NONPRECEDENTIAL DISPOSITION
To be cited only in accordance with Fed. R. App. P. 32.1
United States Court of Appeals
For the Seventh Circuit
Chicago, Illinois 60604
Submitted October 1, 2021*
Decided October 5, 2021
Before
FRANK H. EASTERBROOK, Circuit Judge
DANIEL A. MANION, Circuit Judge
DIANE P. WOOD, Circuit Judge
No. 21-1178
RICARDO LAGUNES-HERNANDEZ, On Petition for Review of an Order
Petitioner, of the Board of Immigration Appeals.
v. No. A206-304-226
MERRICK B. GARLAND,
Attorney General of the United States,
Respondent.
ORDER
Ricardo Lagunes-Hernandez, a citizen of Mexico, petitions for review of a Board
of Immigration Appeals’ order denying a motion to remand his case to the immigration
judge to consider cancellation of removal. He asserts that his initial Notice to Appear in
immigration court did not specify the time and place of the removal proceedings—that
information came in a later document—and argues that, under Pereira v. Sessions,
138 S. Ct. 2105 (2018), and Niz-Chavez v. Garland, 141 S. Ct. 1474 (2021), the government’s
failure to issue a single initial Notice bearing this information resulted in the continued
* We granted the parties’ joint motion to waive oral argument, and the petition is
therefore submitted on the briefs and the record. See FED. R. APP. P. 34(a)(2).
No. 21-1178 Page 2
accrual of time toward the 10 years of continuous physical presence in the United States
necessary to seek cancellation of removal. See 8 U.S.C. § 1229b(b)(1). But even after
Pereira and Niz-Chavez, we’ve made clear that a petitioner seeking to present such a
theory in this court must show either that he timely objected to a defective Notice or that
his delay in raising the issue was excusable and that he was prejudiced by the defect. See,
e.g., Mejia-Padilla v. Garland, 2 F.4th 1026 (7th Cir. 2021); Ortiz-Santiago v. Barr, 924 F.3d
956 (7th Cir. 2019). Otherwise, the argument is forfeited.

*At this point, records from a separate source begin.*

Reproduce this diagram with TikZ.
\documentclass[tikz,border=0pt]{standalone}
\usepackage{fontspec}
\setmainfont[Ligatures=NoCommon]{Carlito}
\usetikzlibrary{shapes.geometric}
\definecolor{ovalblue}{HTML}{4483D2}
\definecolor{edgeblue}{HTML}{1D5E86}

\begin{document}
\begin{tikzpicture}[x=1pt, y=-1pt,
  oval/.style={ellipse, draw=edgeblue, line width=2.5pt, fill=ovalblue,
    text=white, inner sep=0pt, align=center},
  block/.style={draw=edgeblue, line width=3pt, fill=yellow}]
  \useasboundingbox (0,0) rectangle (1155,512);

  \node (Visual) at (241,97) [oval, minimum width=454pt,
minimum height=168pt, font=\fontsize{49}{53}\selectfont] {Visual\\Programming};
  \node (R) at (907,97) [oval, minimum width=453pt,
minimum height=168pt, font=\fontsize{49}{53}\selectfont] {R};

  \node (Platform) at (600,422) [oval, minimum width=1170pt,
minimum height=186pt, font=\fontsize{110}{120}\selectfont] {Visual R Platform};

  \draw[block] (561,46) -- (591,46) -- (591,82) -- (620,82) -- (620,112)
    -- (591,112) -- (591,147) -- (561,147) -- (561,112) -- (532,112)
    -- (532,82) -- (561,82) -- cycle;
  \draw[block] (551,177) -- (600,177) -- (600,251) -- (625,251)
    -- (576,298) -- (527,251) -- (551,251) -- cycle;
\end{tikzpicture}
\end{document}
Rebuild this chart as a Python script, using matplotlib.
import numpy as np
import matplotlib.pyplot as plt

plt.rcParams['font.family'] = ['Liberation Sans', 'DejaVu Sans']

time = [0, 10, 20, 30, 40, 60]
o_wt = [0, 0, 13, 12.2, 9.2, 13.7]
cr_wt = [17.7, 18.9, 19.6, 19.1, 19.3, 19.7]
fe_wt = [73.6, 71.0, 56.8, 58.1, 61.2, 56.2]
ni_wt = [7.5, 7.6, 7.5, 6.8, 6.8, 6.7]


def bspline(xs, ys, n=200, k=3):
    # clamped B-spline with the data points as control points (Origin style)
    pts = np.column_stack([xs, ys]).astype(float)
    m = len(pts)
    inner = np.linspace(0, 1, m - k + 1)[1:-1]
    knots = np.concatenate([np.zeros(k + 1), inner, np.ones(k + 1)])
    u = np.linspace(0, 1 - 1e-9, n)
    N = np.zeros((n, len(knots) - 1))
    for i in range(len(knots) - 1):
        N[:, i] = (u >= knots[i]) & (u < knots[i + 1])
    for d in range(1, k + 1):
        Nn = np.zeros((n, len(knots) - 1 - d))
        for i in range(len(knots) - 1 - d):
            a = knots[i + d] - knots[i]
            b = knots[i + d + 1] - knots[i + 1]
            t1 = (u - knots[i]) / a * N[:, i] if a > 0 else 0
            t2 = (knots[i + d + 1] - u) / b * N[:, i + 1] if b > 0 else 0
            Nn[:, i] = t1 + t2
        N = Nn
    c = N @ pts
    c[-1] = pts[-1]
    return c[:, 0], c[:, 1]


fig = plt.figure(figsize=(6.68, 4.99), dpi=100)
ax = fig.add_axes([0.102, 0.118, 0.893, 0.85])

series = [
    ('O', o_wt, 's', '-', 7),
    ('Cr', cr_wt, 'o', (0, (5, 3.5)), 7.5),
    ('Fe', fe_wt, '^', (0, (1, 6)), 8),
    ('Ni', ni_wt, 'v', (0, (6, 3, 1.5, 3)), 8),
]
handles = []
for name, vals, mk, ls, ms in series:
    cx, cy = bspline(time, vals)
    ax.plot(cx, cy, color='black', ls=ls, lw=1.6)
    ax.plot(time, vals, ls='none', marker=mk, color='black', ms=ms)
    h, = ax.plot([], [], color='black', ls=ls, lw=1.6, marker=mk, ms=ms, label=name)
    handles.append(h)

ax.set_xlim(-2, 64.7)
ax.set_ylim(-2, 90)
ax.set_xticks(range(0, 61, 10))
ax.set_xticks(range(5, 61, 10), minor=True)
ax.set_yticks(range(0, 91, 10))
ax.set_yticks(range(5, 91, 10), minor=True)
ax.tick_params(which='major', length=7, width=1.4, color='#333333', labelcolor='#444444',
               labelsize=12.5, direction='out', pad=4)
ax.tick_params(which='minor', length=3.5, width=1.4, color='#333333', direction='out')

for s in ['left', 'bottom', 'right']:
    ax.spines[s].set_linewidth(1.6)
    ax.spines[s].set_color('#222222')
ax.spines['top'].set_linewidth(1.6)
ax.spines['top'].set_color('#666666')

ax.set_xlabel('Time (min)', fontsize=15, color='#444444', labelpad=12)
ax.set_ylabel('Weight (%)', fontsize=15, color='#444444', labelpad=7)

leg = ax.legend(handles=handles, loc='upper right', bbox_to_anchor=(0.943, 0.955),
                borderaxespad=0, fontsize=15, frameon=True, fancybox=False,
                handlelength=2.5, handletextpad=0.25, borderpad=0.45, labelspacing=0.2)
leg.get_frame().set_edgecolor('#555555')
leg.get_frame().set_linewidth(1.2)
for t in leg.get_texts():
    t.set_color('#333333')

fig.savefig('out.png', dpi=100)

Lagunes-Hernandez has not made any of these showings. Although represented
by counsel at the time, he did not object to the defective Notice during removal
proceedings before the immigration judge. Nor was his failure to object excusable,
especially since Pereira was decided in June 2018, while his case was still before the
immigration judge, and could have been cited in an argument for dismissing the
proceedings. And Lagunes-Hernandez has not demonstrated prejudice. Despite a
defective initial Notice, he was subsequently advised of the time and place of his
removal hearing and appeared before the immigration judge (with counsel) at the
appointed hour. He doesn’t contend that the defective Notice hampered his ability to
prepare for the hearing or otherwise affected the proceedings.
Because Lagunes-Hernandez has forfeited the defective-Notice argument and
does not challenge any other aspect of the Board’s order, his petition for review is
DENIED.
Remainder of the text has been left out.